You need to plan how you’ll show your gratitude to those who share in the holiday season with you.

The lost art of saying thanks

Long before text messages and Instagram posts conveyed the innermost thoughts of people, cards sharing best wishes and kind appreciation were handwritten and mailed as thank you notes.

Receiving an actual letter in the mail amidst all the junk that still comes through can bring more joy to someone than whatever you’re actually thanking them for doing. The importance of taking a few minutes to jot down a special message for the people you appreciate, especially during the holidays, isn’t as common anymore, but it’s an easy gesture with a big impact.

Where to start

Before you begin thinking about the message you want to write, you need to have the right materials. Put aside blank sheets of printer paper and ripped off pages from notepads. They only convey a lazy sentiment and that you rushed to get this note written.

Instead, invest in a pack of nice cards to have on hand when needed. You don’t have to spend a lot of money at a stationary store in order to be prepared – just about every drug store sells them. If you’re in a situation where you’ll be thanking the same person more than once in a short time period, consider getting a set of notecards with different designs on the front, for some variety.

The pen you use is important, too. No pencil and no typing. Stick with ink colors that are easy to read and ones that stand out against the color of the notecard. Dark blue, purple or green might be good choices, but stay away from black, especially if your notecard is white. According to color studies, the black and white combination of colors is the hardest to remember.

Pick your handwriting style that’s easiest to read as well. If you can pull off an elegant cursive, go for it. Otherwise, stick to print. Don’t worry if your handwriting isn’t perfect, either. The fact that you’re taking the time to physically write out a note will make a positive impression no matter how neat the handwriting.

Write the right message

A typical thank you note doesn’t have to be long. A short, heartfelt message will do the trick.

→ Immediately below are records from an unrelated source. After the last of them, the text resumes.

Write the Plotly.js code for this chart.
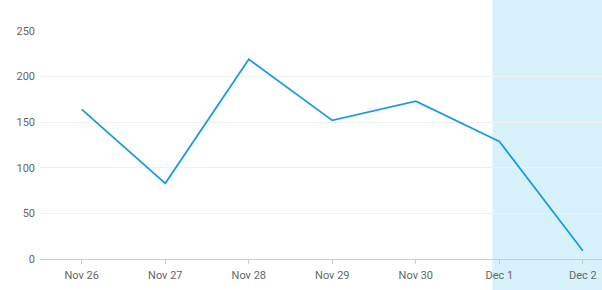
<!DOCTYPE html>
<html><head><meta charset="utf-8">
<script src="https://cdn.plot.ly/plotly-3.0.1.min.js"></script>
<style>html,body{margin:0;padding:0;background:#fff}#chart{width:602px;height:290px}</style>
</head><body><div id="chart"></div>
<script>
const dates = ["2023-11-26","2023-11-27","2023-11-28","2023-11-29","2023-11-30","2023-12-01","2023-12-02"];
const tickLabels = ["Nov 26","Nov 27","Nov 28","Nov 29","Nov 30","Dec 1","Dec 2"];
const values = [164, 83, 219, 152, 173, 129, 9];
const shadeStart = "2023-11-30 22:00";
const shadeEnd = "2023-12-02 06:00";

Plotly.newPlot('chart', [{
  x: dates, y: values, type: 'scatter', mode: 'lines',
  line: {color: '#1a9be0', width: 1.8}, hoverinfo: 'skip'
}], {
  width: 602, height: 290,
  margin: {l: 40, r: 0, t: 31, b: 31},
  paper_bgcolor: '#fff', plot_bgcolor: 'rgba(0,0,0,0)',
  showlegend: false,
  font: {family: 'Roboto, "DejaVu Sans", sans-serif', size: 11, color: '#666'},
  xaxis: {
    type: 'date',
    range: ["2023-11-25 12:00", "2023-12-02 05:30"],
    tickvals: dates, ticktext: tickLabels,
    ticks: 'outside', ticklen: 4, tickcolor: '#ccc',
    showgrid: false, showline: true, linecolor: '#ccc', linewidth: 1,
    zeroline: false, tickfont: {size: 11, color: '#666'},
    ticklabelstandoff: 2
  },
  yaxis: {
    range: [0, 250], tickvals: [0,50,100,150,200,250],
    showgrid: true, gridcolor: '#f0f0f0', zeroline: false,
    showline: false, ticks: '', tickfont: {size: 11, color: '#666'},
    ticklabelstandoff: 4
  },
  shapes: [{
    type: 'rect', xref: 'x', yref: 'paper',
    x0: shadeStart, x1: shadeEnd, y0: -0.2, y1: 1.2,
    fillcolor: '#d7f1fb', line: {width: 0}, layer: 'below'
  }]
}, {displayModeBar: false, staticPlot: true});
</script></body></html>
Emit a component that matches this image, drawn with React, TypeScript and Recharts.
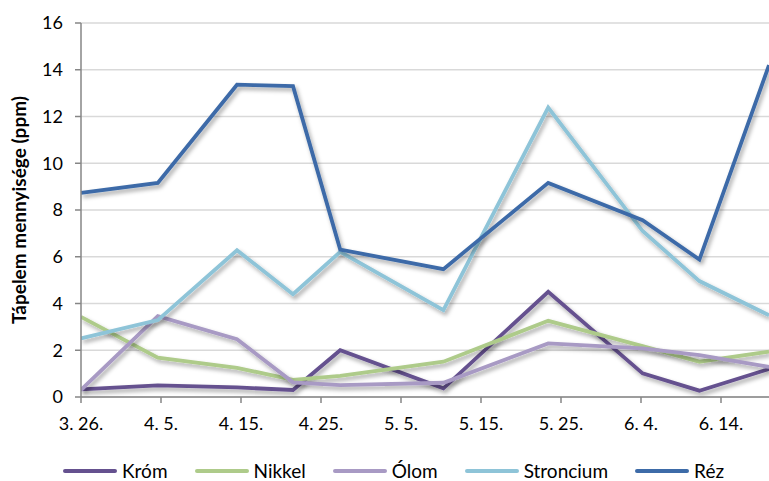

What’s important is that you speak in your own voice, share a message that’s complimentary and kind, and personalize each note with specific details related to the recipient.

Your purpose is to express gratitude, so make sure that clearly comes across. It’s OK to say thank you more than once in your note, as well. It’s also a nice touch to add a line about when you’ll see them again, or that you hope to see them soon.

Mailing the thank you note

Once the note is complete, it’s time to pop it in the mail. Again, hand write the recipient’s address on the envelope. Don’t print out labels, even if you’re writing quite a few notes. Show off that you’ve put time into this special message.

Consider purchasing holiday themed stamps for a little something extra, and keep return address labels on hand, even if you’re not sending out that much mail these days. Stationary stores also offer return address stamps or embossers if you’re interested in adding a classier element to your mail.

What are you thankful for

Two of the most common reasons to write a thank you note are for gifts you’ve received or to show gratitude toward someone who came to an event you hosted. Sometimes these sentiments are combined in a single note, like at a birthday party, but during the holidays, they’re often separate.

Here are two sample thank you notes which convey the tips already shared.

1. Thank you for coming to my holiday party

Dear Jill,

Thank you for coming to my holiday party this past weekend. It was such a fun night, and I was happy you were able to join in the festivities. It was so thoughtful of you to bring cookies to share with everyone. I appreciated the extra dessert and they were so delicious. I hope you have a wonderful holiday and look forward to seeing you again.

Jane

2. Thank you for the lovely holiday gift

Dear Clark and Lois,

Thank you so much for the wine of the month club subscription. I love trying new wine and it’s exciting to know I’ll be sampling bottles from around the world. I really appreciate you thinking of us during the holidays with such a kind gift. You’ll have to come over one month for a wine tasting! Have a wonderful holiday.